Analysis: Republican leader Boehner plays both sides to win

(Reuters) - Republican leader John Boehner played the right-wing Tea Party against Democrats to win record spending cuts in last week's budget fight, and now he'll use the victory to push for even deeper reductions.

In his first big test since the Tea Party helped him become speaker of the House of Representatives, Boehner deftly used the grass-roots movement's influence to get Democrats to accept $38 billion in spending cuts for the last six months of the 2011 fiscal year without forcing a government shutdown.


The deal left some critics demanding more and questioning his leadership, but Boehner avoided a rebellion from the Tea Party wing of his party in Congress, showed he could stand up to President Barack Obama and made clear he expects more spending cuts on the 2012 budget.

"If you understand how Washington works, John Boehner is looking very good right now," said Stephen Hess, a congressional scholar at the Brookings Institution, a Washington think tank.

Boehner, who became speaker in January, publicly scolded Democrats during the negotiations but aides say he also sought to reason and work with them behind closed doors.

He played a smart game, negotiating in private even as he declared in front of the cameras that there was no daylight between himself and the Tea Party.

Congressional sources say he repeatedly pushed up the price of any compromise with Obama and the Democrats, and refused to agree on any final spending cut tally until the very end.

Democrats, who had earlier rejected $61 billion in proposed Republican cuts as "extreme" and "draconian," finally accepted $38 billion and there was no government shutdown, which could have threatened the fragile U.S. economic recovery and drawn voter anger, very possibly against Republicans.

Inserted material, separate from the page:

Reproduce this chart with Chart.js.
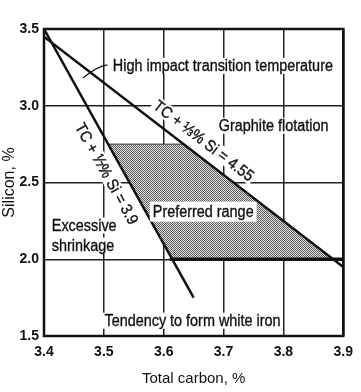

Hess said Boehner's deal-making style is reminiscent of President Ronald Reagan, a Republican icon. "You talk a tough game, but know when to rake in the chips," Hess said.

TEA PARTY CALCULATIONS

The deal, set to be approved by Congress this week, followed the biggest battle on Capitol Hill since Republicans, with Tea Party help, won control of the House of Representatives and made big Senate gains in last year's elections on promises to slash spending and shrink government.

Under heavy pressure from the Tea Party throughout the negotiations, Boehner was this time able to come out as a winner by using their presence to his advantage.

The pressures will continue, however. Tea Party Patriots, one of the movement's biggest groups, has called the deal a "hollow victory" and said the cuts are woefully inadequate.

Many Tea Partiers had demanded at least $100 billion in reductions as a much-needed first step to lowering the U.S. deficit, projected to hit $1.4 trillion this year.